You have been warned...


----------



## Tangiegirl (Dec 21, 2008)

Thank you, Jack.....bought it.


----------



## Bren S. (May 10, 2009)

I picked this one up.


----------



## JA Konrath (Apr 2, 2009)

Thanks! I'd love to hear what you think of it.


----------



## JA Konrath (Apr 2, 2009)

Blake and I just sold movie/TV rights to this story, which is kind of cool, considering the only place it's been published is as an ebook.

I think it would make a pretty wicked 90 minutes of cinema...


----------



## scottnicholson (Jan 31, 2010)

That's wonderful news, Jack. Joe is going to be jealous!

Scott


----------



## angel_b (Nov 18, 2009)

Congrats! Going to have to move it to the top of my TBR list in your honour.


----------



## JA Konrath (Apr 2, 2009)

Thanks! 

Apparently Hollywood folks are reading Kindle ebooks.
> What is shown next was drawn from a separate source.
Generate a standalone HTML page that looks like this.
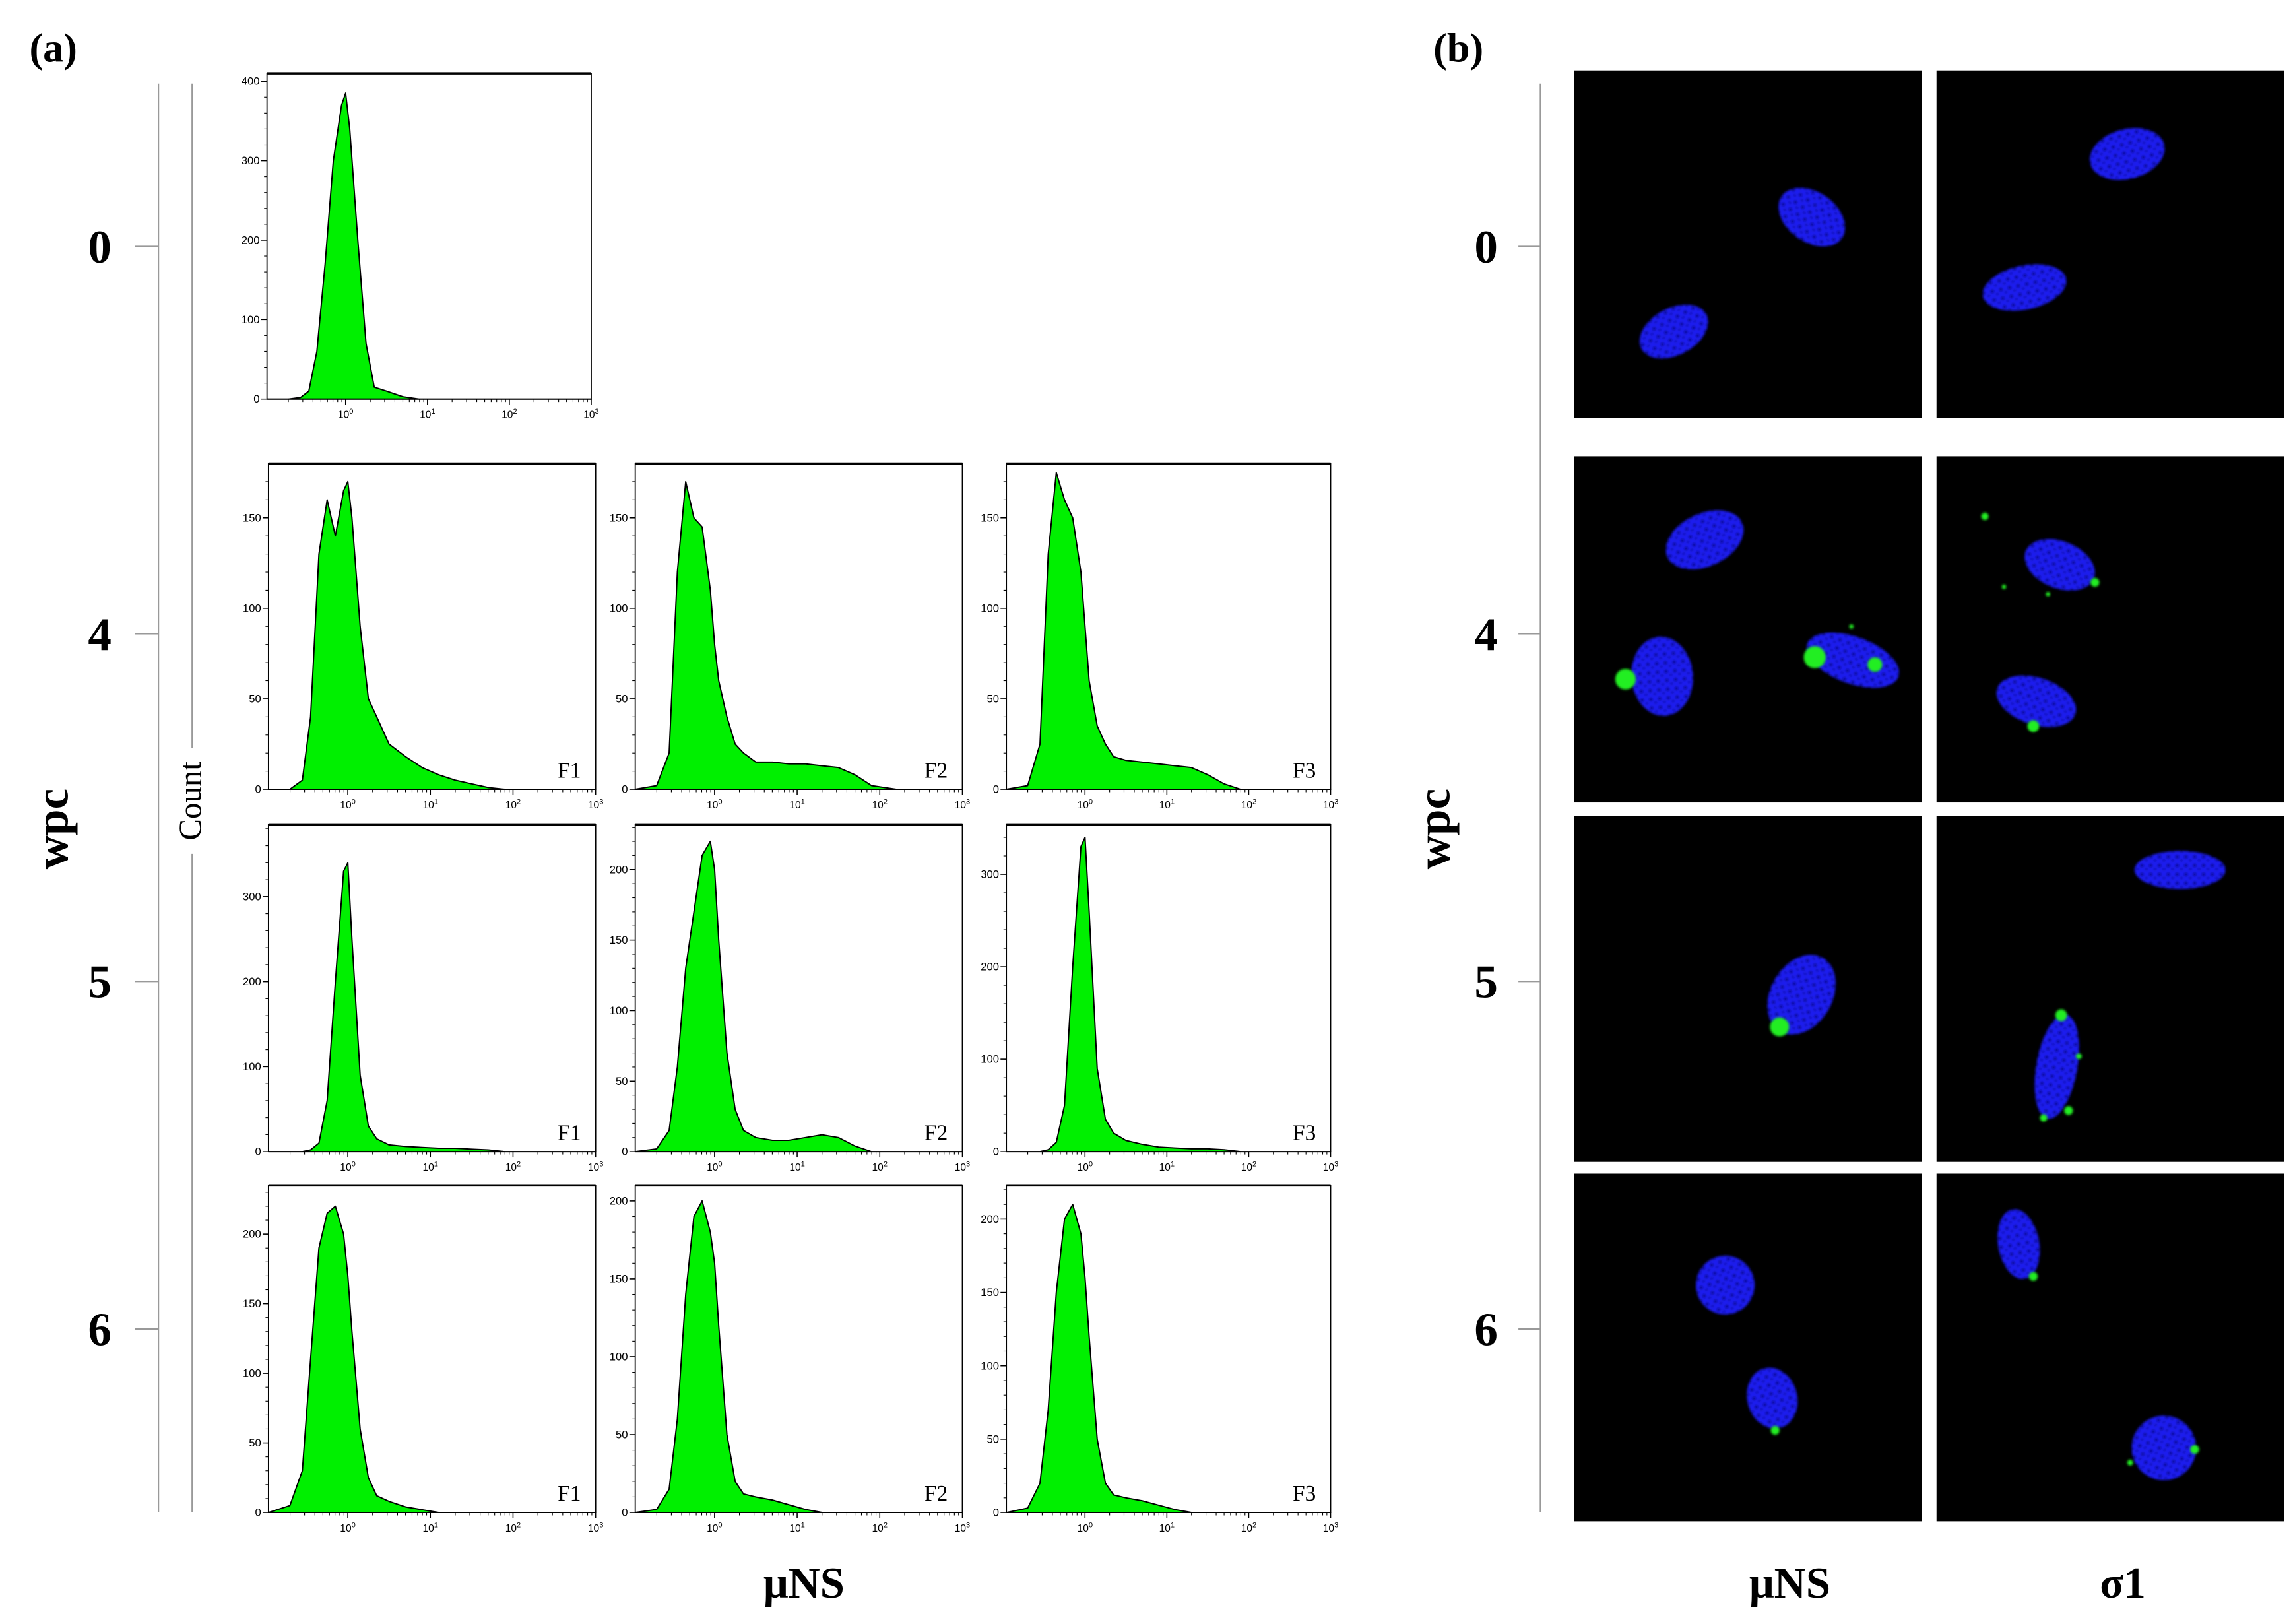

It's good to know we're not laboring in obscurity.


----------



## CS (Nov 3, 2008)

Bought this last night. Great fun so far!


----------



## HelenSmith (Mar 17, 2010)

That's fantastic news, Jack, congratulations.


----------



## Betsy the Quilter (Oct 27, 2008)

Cool!  Congrats!

Betsy


----------



## JA Konrath (Apr 2, 2009)

Thanks, all. What shocks me is that the story is just so brutal. I have no idea how it could be made into a movie...


----------



## SimonWood (Nov 13, 2009)

Congrats, Joe!!!


----------



## JA Konrath (Apr 2, 2009)

Fun fact: my agent just got an email asking if Vietnamese translation rights for this story are available.

Has anyone else been approached about foreign rights for their Kindle ebooks? This is a new one for me...


----------



## CegAbq (Mar 17, 2009)

Congrats & I just grabbed a copy.


----------



## Tangiegirl (Dec 21, 2008)

Well deserved, Jack. Hope they don't _chop_ it up or _cut_ too much out.  Seriously though, it's going to be very interesting to see what they do with it.

I read it and my one and only complaint was that 36,000 words weren't enough. I wanted more.


----------



## SimonWood (Nov 13, 2009)

I haven't been approached for foreign rights for my ebooks, but I'm open to offers.  

Well done, matey...


----------



## KindleChickie (Oct 24, 2009)

I love horror movies.  I bought but havent read serial yet, so I went ahead and bought uncut and will read it first.


----------